Black creators are using TikTok to educate. We should all pay attention.

A phone with TikTok leaning against a stack of textbooks

TikTok is home to more than just dances and funny videos; for many, it’s a platform to discuss social issues in need of more attention.

The ‘Black Leftist Hype House’ is a recent TikTok account comprised of Black leftists who share their views on imperialism, capitalism, and white supremacy on their platform. Their aim is to create an intersectional and educational space for Black leftists online.

The account is a direct contrast to other Hype Houses on the platform, made up of white members and primarily driven by a desire for more profit, more followers, and more content.

Its success also counters the controversial fame of figures like Charli Dimelio, who profited immensely off her Renegade TikTok dance—despite the dance originating from a Black creator. While Dimelio has been named the dance’s ‘CEO,’ Jalaiah Harmon—the creator of the dance—goes mostly unknown and uncredited.

TikTok hasn’t always been the safest space for Black creators; accusations of the app’s alleged censoring of Black Lives Matter hashtags last year is a testament to that. But the Black Leftist Hype House is creating a shift in the platform, making information on current social issues accessible for young people.
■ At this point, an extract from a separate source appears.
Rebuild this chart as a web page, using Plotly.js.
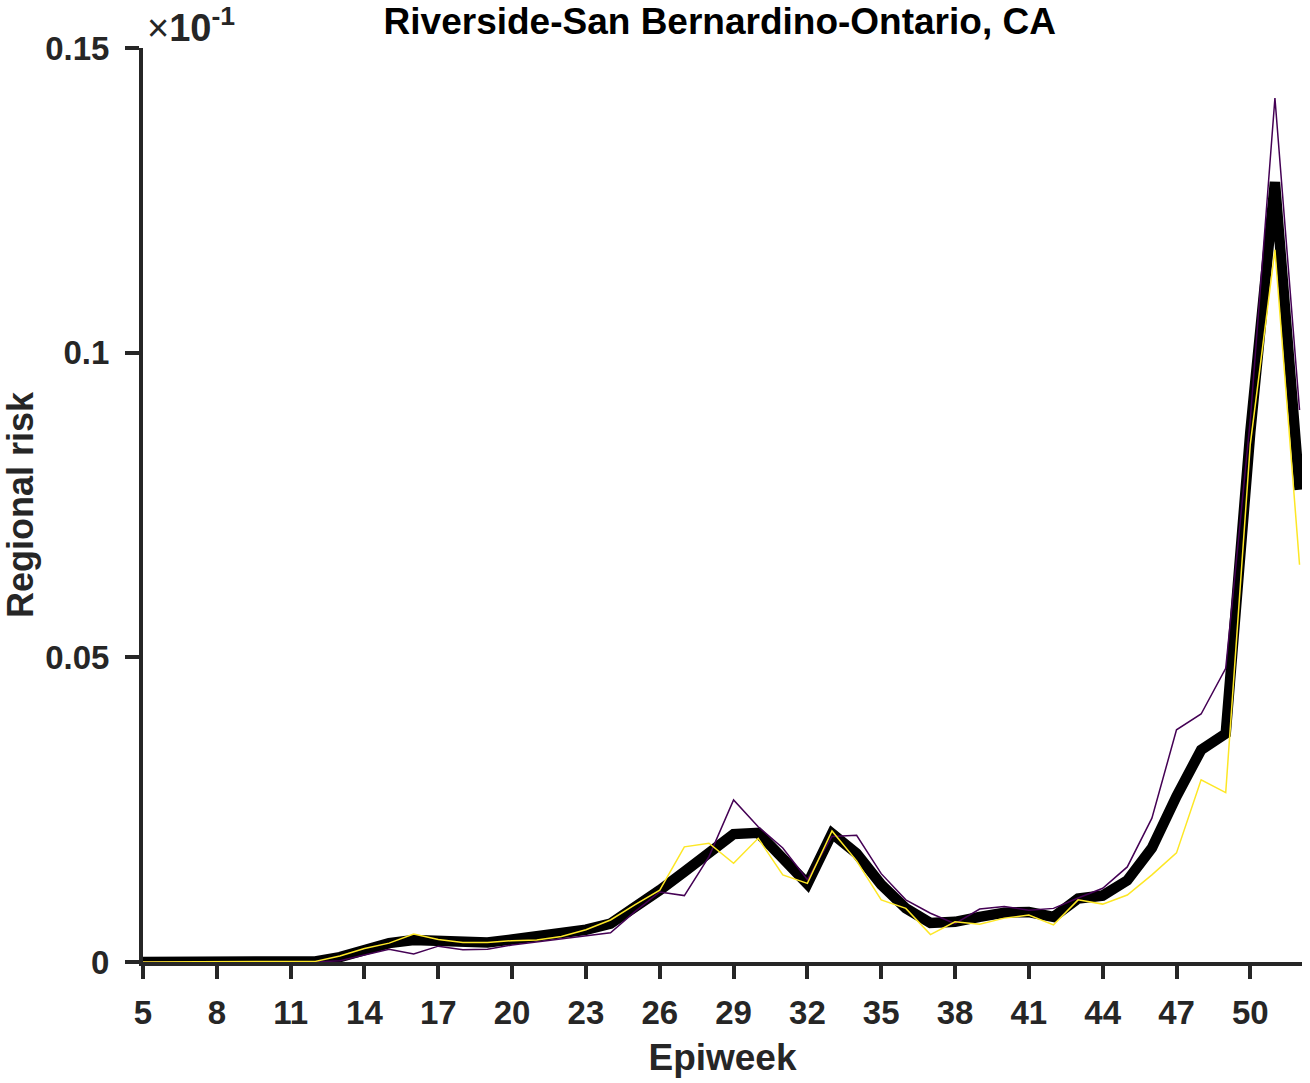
<!DOCTYPE html>
<html>
<head>
<meta charset="utf-8">
<script src="https://cdn.plot.ly/plotly-3.0.1.min.js"></script>
<style>
  html, body { margin: 0; padding: 0; background: #ffffff; }
  #chart { width: 1310px; height: 1083px; }
</style>
</head>
<body>
<div id="chart"></div>
<script>
// Epiweeks
const weeks = [5,6,7,8,9,10,11,12,13,14,15,16,17,18,19,20,21,22,23,24,25,26,27,28,
               29,30,31,32,33,34,35,36,37,38,39,40,41,42,43,44,45,46,47,48,49,50,51,52];

// Thick black line (mean)
const meanRisk = [0,0,0,0,0,0,0.00005,0.0001,0.0008,0.0021,0.0031,0.0036,0.0036,0.0032,0.0032,0.0037,
                  0.0041,0.0046,0.0053,0.0063,0.0088,0.0118,0.0148,0.0178,0.0210,0.0212,0.0170,0.0128,
                  0.0211,0.0178,0.0127,0.0088,0.0064,0.0066,0.0074,0.0081,0.0082,0.0074,0.0104,0.0109,
                  0.0134,0.0187,0.0272,0.0348,0.0375,0.0870,0.1280,0.0775];

// Thin purple line
const purpleRisk = [0,0,0,0,0,0,0,0,0.0002,0.0011,0.0021,0.0013,0.0026,0.0020,0.0021,0.0028,
                    0.0033,0.0037,0.0043,0.0048,0.0083,0.0115,0.0109,0.0173,0.0266,0.0222,0.0187,0.0135,
                    0.0206,0.0208,0.0145,0.0102,0.0080,0.0063,0.0087,0.0091,0.0085,0.0088,0.0105,0.0121,
                    0.0156,0.0236,0.0381,0.0407,0.0482,0.0890,0.1418,0.0906];

// Thin yellow line
const yellowRisk = [0,0,0,0,0,0,0,0.0001,0.0010,0.0022,0.0031,0.0046,0.0037,0.0032,0.0032,0.0035,
                    0.0036,0.0042,0.0053,0.0069,0.0094,0.0118,0.0189,0.0195,0.0162,0.0203,0.0143,0.0129,
                    0.0215,0.0166,0.0102,0.0088,0.0045,0.0066,0.0062,0.0072,0.0077,0.0061,0.0102,0.0095,
                    0.0110,0.0143,0.0179,0.0299,0.0278,0.0850,0.1169,0.0652];

const xTicks = [5,8,11,14,17,20,23,26,29,32,35,38,41,44,47,50];
const yTicks = [0, 0.05, 0.1, 0.15];
const yTickText = ['0', '0.05', '0.1', '0.15'];

const titleText = 'Riverside-San Bernardino-Ontario, CA';
const xTitle = 'Epiweek';
const yTitle = 'Regional risk';

const FONT = 'Liberation Sans, Arial, Helvetica, sans-serif';
const AX = '#262626';

const traces = [
  { x: weeks, y: meanRisk, type: 'scatter', mode: 'lines',
    line: { color: '#000000', width: 10.5 }, hoverinfo: 'skip', showlegend: false },
  { x: weeks, y: purpleRisk, type: 'scatter', mode: 'lines',
    line: { color: '#440154', width: 1.5 }, hoverinfo: 'skip', showlegend: false },
  { x: weeks, y: yellowRisk, type: 'scatter', mode: 'lines',
    line: { color: '#FDE725', width: 1.5 }, hoverinfo: 'skip', showlegend: false }
];

const layout = {
  width: 1310, height: 1083,
  margin: { l: 143, r: 7.5, t: 48, b: 121, pad: 0 },
  paper_bgcolor: '#ffffff', plot_bgcolor: '#ffffff',
  showlegend: false,
  font: { family: FONT, color: AX },
  title: {
    text: titleText,
    font: { family: FONT, size: 37, weight: 'bold', color: '#000000' },
    x: (720 - 143) / 1159.5, xref: 'paper', xanchor: 'center',
    y: 1 - 21/1083, yref: 'container', yanchor: 'middle'
  },
  xaxis: {
    range: [5, 52.1], tickmode: 'array', tickvals: xTicks,
    ticks: 'outside', ticklen: 13, tickwidth: 4, tickcolor: AX,
    showline: true, linewidth: 4, linecolor: AX, mirror: false,
    showgrid: false, zeroline: false,
    tickfont: { family: FONT, size: 33, weight: 'bold', color: AX },
    ticklabelstandoff: 5,
    title: { text: xTitle, font: { family: FONT, size: 37, weight: 'bold', color: AX }, standoff: 16 },
    automargin: false, fixedrange: true
  },
  yaxis: {
    range: [0, 0.15], tickmode: 'array', tickvals: yTicks, ticktext: yTickText,
    ticks: 'outside', ticklen: 14, tickwidth: 4, tickcolor: AX,
    showline: true, linewidth: 4, linecolor: AX, mirror: false,
    showgrid: false, zeroline: false,
    tickfont: { family: FONT, size: 33, weight: 'bold', color: AX },
    ticklabelstandoff: 9,
    title: { text: yTitle, font: { family: FONT, size: 36, weight: 'bold', color: AX }, standoff: 14 },
    automargin: false, fixedrange: true
  },
  annotations: [
    {
      xref: 'paper', yref: 'paper',
      x: (145 - 143) / 1159.5, y: (962 - 25) / 914,
      xanchor: 'left', yanchor: 'middle', showarrow: false,
      text: "<span style='font-weight:normal'>×</span><b>10<sup>-1</sup></b>",
      font: { family: FONT, size: 38, color: AX }
    }
  ]
};

Plotly.newPlot('chart', traces, layout, { displayModeBar: false, staticPlot: true });
</script>
</body>
</html>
The fact that the Hype House is made up of Black creators is especially important. White leftists might be able to educate themselves on social issues, but that can never replace the lived experiences of Black people who face discrimination their whole lives.
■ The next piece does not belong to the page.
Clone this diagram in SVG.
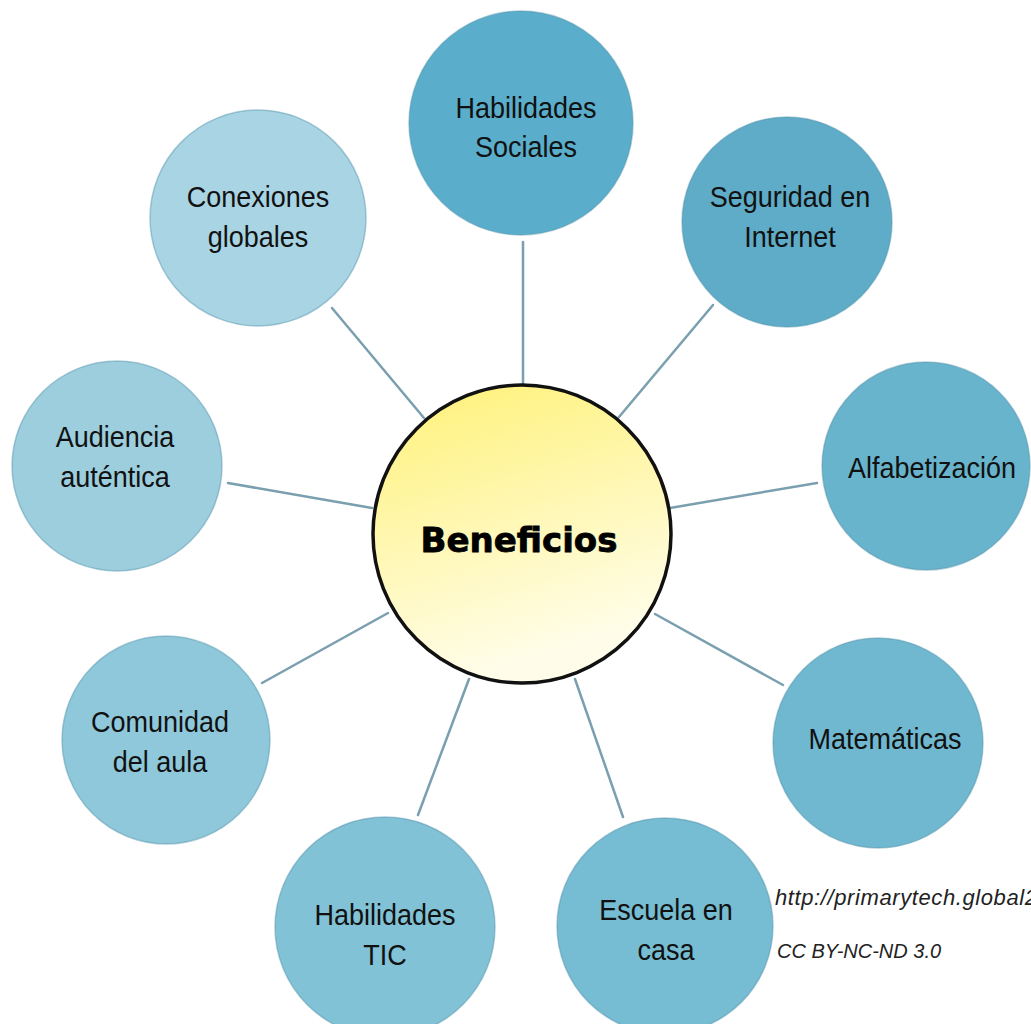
<svg xmlns="http://www.w3.org/2000/svg" width="1031" height="1024" viewBox="0 0 1031 1024">
  <defs>
    <linearGradient id="yellow" x1="0" y1="0" x2="0.3" y2="1">
      <stop offset="0" stop-color="#fff176"/>
      <stop offset="1" stop-color="#fffdea"/>
    </linearGradient>
    <style>
      .lbl { font-family: "Liberation Sans", Arial, sans-serif; font-size: 30px; fill: #111; text-anchor: middle; }
      .node { stroke: #4f90a8; stroke-opacity: 0.45; stroke-width: 1.5; }
      .conn line { stroke: #7a9fae; stroke-width: 2.5; stroke-linecap: round; }
      .credit { font-family: "Liberation Sans", Arial, sans-serif; font-style: italic; fill: #222; }
    </style>
  </defs>
  <rect width="1031" height="1024" fill="#ffffff"/>

  <g id="connectors" class="conn">
    <line x1="523" y1="242" x2="523" y2="384"/>
    <line x1="713" y1="305" x2="619" y2="417"/>
    <line x1="817" y1="483" x2="670" y2="508"/>
    <line x1="783" y1="685" x2="655" y2="614"/>
    <line x1="623" y1="817" x2="575" y2="679"/>
    <line x1="418" y1="815" x2="469" y2="679"/>
    <line x1="262" y1="683" x2="388" y2="613"/>
    <line x1="228" y1="483" x2="372" y2="508"/>
    <line x1="332" y1="308" x2="424" y2="418"/>
  </g>

  <g id="node-habilidades-sociales">
    <circle class="node" cx="521" cy="123" r="112" fill="#5aaecb"/>
    <text class="lbl" x="526" y="118" transform="matrix(0.9 0 0 1 52.6 0)">Habilidades</text>
    <text class="lbl" x="526" y="157" transform="matrix(0.9 0 0 1 52.6 0)">Sociales</text>
  </g>
  <g id="node-seguridad">
    <circle class="node" cx="787" cy="222" r="105" fill="#5eacc8"/>
    <text class="lbl" x="790" y="207" transform="matrix(0.9 0 0 1 79 0)">Seguridad en</text>
    <text class="lbl" x="790" y="247" transform="matrix(0.9 0 0 1 79 0)">Internet</text>
  </g>
  <g id="node-alfabetizacion">
    <circle class="node" cx="926" cy="466" r="104" fill="#68b4cc"/>
    <text class="lbl" x="932" y="478" transform="matrix(0.9 0 0 1 93.2 0)">Alfabetización</text>
  </g>
  <g id="node-matematicas">
    <circle class="node" cx="878" cy="743" r="105" fill="#70b8d0"/>
    <text class="lbl" x="885" y="749" transform="matrix(0.9 0 0 1 88.5 0)">Matemáticas</text>
  </g>
  <g id="node-escuela">
    <circle class="node" cx="665" cy="926" r="108" fill="#76bcd2"/>
    <text class="lbl" x="666" y="920" transform="matrix(0.9 0 0 1 66.6 0)">Escuela en</text>
    <text class="lbl" x="666" y="960" transform="matrix(0.9 0 0 1 66.6 0)">casa</text>
  </g>
  <g id="node-habilidades-tic">
    <circle class="node" cx="385" cy="927" r="110" fill="#82c2d6"/>
    <text class="lbl" x="385" y="925" transform="matrix(0.9 0 0 1 38.5 0)">Habilidades</text>
    <text class="lbl" x="385" y="965" transform="matrix(0.9 0 0 1 38.5 0)">TIC</text>
  </g>
  <g id="node-comunidad">
    <circle class="node" cx="166" cy="740" r="104" fill="#8ec8da"/>
    <text class="lbl" x="160" y="732" transform="matrix(0.9 0 0 1 16 0)">Comunidad</text>
    <text class="lbl" x="160" y="772" transform="matrix(0.9 0 0 1 16 0)">del aula</text>
  </g>
  <g id="node-audiencia">
    <circle class="node" cx="117" cy="466" r="105" fill="#9ccede"/>
    <text class="lbl" x="115" y="447" transform="matrix(0.9 0 0 1 11.5 0)">Audiencia</text>
    <text class="lbl" x="115" y="487" transform="matrix(0.9 0 0 1 11.5 0)">auténtica</text>
  </g>
  <g id="node-conexiones">
    <circle class="node" cx="258" cy="218" r="108" fill="#a8d4e4"/>
    <text class="lbl" x="258" y="207" transform="matrix(0.9 0 0 1 25.8 0)">Conexiones</text>
    <text class="lbl" x="258" y="247" transform="matrix(0.9 0 0 1 25.8 0)">globales</text>
  </g>

  <g id="node-beneficios">
    <circle cx="522" cy="534" r="149" fill="url(#yellow)" stroke="#111" stroke-width="3.5"/>
    <text x="519" y="552" font-family="'DejaVu Sans', 'Liberation Sans', sans-serif" font-weight="bold" font-size="34" fill="#000" text-anchor="middle" stroke="#000" stroke-width="0.8">Beneficios</text>
  </g>

  <g id="credits">
    <text class="credit" x="775" y="905" font-size="22" textLength="262" lengthAdjust="spacing">http://primarytech.global2</text>
    <text class="credit" x="777" y="958" font-size="20">CC BY-NC-ND 3.0</text>
  </g>
</svg>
School curriculums can also act as gatekeepers of education, picking and choosing issues to discuss in academic settings, as well as how to portray them.

By contrast, creators the Black Leftist Hype House have the freedom to speak about issues from their own lived experiences without being limited to what might appear in a textbook.

Having Black leftist discourse like this is a positive thing, carving space for other Black creators on the platform. But that’s not to say TikTok as a platform is wholly positive. Like any social media platform, the app hosts toxic comment sections in addition to, at times, toxic content.

It’s important for TikTok to protect its creators, encourage spaces like Black Leftist Hype House, and work to ensure the safety, both physical and mental, of those on the app.

It’s equally vital for users of the app to engage with Black creator content. This will not only help diversify the content of the users, but will help to promote and boost Black creators on the site.

TikTok is far from just Charli Dimelio’s domain; it’s a platform teeming with diverse creators and resources to help educate oneself. Instead of dismissing the app as silly, we must acknowledge the many facets of TikTok—in addition to its creators.